* Begin *
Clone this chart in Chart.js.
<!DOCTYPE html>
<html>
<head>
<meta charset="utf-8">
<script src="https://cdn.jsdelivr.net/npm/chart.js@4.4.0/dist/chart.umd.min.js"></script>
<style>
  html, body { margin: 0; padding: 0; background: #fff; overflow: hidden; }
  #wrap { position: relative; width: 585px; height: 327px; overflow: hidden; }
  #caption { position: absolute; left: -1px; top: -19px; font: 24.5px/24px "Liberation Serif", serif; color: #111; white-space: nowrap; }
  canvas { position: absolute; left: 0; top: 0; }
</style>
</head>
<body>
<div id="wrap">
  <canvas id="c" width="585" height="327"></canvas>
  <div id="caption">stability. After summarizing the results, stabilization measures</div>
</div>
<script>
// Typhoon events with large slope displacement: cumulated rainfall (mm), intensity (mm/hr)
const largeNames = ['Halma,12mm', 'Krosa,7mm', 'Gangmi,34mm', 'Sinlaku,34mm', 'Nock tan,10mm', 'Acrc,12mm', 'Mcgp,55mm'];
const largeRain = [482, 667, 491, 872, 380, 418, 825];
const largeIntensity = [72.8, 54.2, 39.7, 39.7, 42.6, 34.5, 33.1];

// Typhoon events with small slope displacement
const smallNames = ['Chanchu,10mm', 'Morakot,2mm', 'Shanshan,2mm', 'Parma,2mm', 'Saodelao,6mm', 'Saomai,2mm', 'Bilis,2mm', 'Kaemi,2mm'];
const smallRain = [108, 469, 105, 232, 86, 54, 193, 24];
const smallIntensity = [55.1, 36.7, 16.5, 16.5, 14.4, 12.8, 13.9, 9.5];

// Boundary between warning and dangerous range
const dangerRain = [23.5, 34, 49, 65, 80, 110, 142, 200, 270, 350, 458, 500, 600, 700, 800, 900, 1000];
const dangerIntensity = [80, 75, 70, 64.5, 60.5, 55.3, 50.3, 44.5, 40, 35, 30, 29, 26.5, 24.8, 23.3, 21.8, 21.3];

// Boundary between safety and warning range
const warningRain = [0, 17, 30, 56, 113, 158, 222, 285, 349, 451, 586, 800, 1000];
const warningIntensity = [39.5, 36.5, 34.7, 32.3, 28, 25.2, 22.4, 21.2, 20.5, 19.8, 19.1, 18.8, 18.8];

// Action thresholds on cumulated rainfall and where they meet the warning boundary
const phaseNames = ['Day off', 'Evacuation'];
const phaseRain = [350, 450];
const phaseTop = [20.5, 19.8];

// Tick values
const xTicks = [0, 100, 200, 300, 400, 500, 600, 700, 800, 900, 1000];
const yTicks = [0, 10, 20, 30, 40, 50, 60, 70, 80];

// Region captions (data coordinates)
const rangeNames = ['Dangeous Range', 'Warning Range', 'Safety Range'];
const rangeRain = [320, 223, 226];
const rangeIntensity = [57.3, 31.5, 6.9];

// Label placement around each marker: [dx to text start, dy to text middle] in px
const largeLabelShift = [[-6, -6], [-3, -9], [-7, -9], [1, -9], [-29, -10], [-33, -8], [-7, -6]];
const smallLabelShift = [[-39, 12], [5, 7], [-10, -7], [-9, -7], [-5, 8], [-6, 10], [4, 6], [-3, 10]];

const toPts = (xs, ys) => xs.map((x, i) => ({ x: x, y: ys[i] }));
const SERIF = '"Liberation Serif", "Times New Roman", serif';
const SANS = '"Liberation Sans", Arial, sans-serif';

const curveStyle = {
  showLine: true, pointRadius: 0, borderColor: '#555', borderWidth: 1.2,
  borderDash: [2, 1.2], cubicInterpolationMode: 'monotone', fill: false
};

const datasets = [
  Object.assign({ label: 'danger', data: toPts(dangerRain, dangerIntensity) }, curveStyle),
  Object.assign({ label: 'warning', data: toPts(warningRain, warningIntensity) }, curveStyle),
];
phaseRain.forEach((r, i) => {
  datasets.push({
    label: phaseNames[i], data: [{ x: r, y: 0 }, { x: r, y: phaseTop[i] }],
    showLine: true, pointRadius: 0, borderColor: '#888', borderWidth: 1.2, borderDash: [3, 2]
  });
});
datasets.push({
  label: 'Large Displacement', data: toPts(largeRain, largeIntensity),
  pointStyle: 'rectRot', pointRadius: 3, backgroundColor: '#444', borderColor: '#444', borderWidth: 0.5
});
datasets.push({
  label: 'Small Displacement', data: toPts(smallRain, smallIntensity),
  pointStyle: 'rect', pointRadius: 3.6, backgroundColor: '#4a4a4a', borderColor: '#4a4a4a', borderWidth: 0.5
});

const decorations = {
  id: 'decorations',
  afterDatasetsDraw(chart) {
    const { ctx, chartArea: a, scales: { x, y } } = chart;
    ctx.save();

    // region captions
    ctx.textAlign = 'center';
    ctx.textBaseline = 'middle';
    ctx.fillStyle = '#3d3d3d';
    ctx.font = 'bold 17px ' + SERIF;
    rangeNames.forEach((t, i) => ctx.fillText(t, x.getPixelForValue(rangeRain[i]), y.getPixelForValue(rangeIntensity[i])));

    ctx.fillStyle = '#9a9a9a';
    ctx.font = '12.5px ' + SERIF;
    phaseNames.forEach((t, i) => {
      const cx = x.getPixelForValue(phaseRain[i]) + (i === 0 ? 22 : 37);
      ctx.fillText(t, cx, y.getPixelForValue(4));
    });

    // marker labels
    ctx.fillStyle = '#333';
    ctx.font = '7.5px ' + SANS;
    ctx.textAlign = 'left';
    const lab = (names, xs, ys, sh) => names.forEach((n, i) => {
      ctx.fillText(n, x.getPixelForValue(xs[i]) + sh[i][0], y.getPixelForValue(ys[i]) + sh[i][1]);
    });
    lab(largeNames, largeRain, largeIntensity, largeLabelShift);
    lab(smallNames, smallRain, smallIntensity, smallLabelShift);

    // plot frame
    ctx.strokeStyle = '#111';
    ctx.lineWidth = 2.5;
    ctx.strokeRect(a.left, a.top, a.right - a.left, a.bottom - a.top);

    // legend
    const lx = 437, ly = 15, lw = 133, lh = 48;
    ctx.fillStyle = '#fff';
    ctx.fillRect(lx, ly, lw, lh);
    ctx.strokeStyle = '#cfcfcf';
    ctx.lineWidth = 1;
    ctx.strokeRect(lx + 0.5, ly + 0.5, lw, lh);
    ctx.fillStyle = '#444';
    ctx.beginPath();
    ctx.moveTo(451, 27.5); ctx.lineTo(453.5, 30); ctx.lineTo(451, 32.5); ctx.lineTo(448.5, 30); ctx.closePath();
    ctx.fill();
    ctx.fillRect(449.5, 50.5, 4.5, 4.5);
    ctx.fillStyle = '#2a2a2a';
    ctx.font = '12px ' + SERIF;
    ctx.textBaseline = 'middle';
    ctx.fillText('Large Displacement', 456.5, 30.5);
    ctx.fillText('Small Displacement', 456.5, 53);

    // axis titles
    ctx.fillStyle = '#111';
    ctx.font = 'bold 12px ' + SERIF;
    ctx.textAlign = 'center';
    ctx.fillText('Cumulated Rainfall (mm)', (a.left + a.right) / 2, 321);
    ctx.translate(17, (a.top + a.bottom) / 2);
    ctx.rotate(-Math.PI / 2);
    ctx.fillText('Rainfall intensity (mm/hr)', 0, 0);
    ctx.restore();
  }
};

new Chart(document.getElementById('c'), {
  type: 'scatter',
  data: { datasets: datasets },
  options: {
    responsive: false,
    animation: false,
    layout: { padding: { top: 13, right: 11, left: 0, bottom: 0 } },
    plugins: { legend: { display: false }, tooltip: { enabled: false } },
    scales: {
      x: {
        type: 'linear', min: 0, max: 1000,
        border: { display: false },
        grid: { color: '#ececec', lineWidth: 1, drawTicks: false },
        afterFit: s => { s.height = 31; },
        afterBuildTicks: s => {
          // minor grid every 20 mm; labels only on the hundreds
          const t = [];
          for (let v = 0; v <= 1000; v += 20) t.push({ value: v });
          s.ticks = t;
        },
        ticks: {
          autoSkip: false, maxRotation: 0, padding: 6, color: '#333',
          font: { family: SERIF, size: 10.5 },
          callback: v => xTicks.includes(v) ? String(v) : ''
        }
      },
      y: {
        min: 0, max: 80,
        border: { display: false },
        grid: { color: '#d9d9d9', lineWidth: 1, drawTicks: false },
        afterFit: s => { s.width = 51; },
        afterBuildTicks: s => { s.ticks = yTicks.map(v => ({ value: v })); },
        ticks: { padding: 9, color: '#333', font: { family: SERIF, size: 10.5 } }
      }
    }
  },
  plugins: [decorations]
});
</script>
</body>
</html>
* End *
(Description of the task):
Write out a verbatim copy of the data, beginning with its first line and ending with the line that contains "42.6, 34.5, 33.1];".

(Answer to the task):
Clone this chart in Chart.js.
<!DOCTYPE html>
<html>
<head>
<meta charset="utf-8">
<script src="https://cdn.jsdelivr.net/npm/chart.js@4.4.0/dist/chart.umd.min.js"></script>
<style>
  html, body { margin: 0; padding: 0; background: #fff; overflow: hidden; }
  #wrap { position: relative; width: 585px; height: 327px; overflow: hidden; }
  #caption { position: absolute; left: -1px; top: -19px; font: 24.5px/24px "Liberation Serif", serif; color: #111; white-space: nowrap; }
  canvas { position: absolute; left: 0; top: 0; }
</style>
</head>
<body>
<div id="wrap">
  <canvas id="c" width="585" height="327"></canvas>
  <div id="caption">stability. After summarizing the results, stabilization measures</div>
</div>
<script>
// Typhoon events with large slope displacement: cumulated rainfall (mm), intensity (mm/hr)
const largeNames = ['Halma,12mm', 'Krosa,7mm', 'Gangmi,34mm', 'Sinlaku,34mm', 'Nock tan,10mm', 'Acrc,12mm', 'Mcgp,55mm'];
const largeRain = [482, 667, 491, 872, 380, 418, 825];
const largeIntensity = [72.8, 54.2, 39.7, 39.7, 42.6, 34.5, 33.1];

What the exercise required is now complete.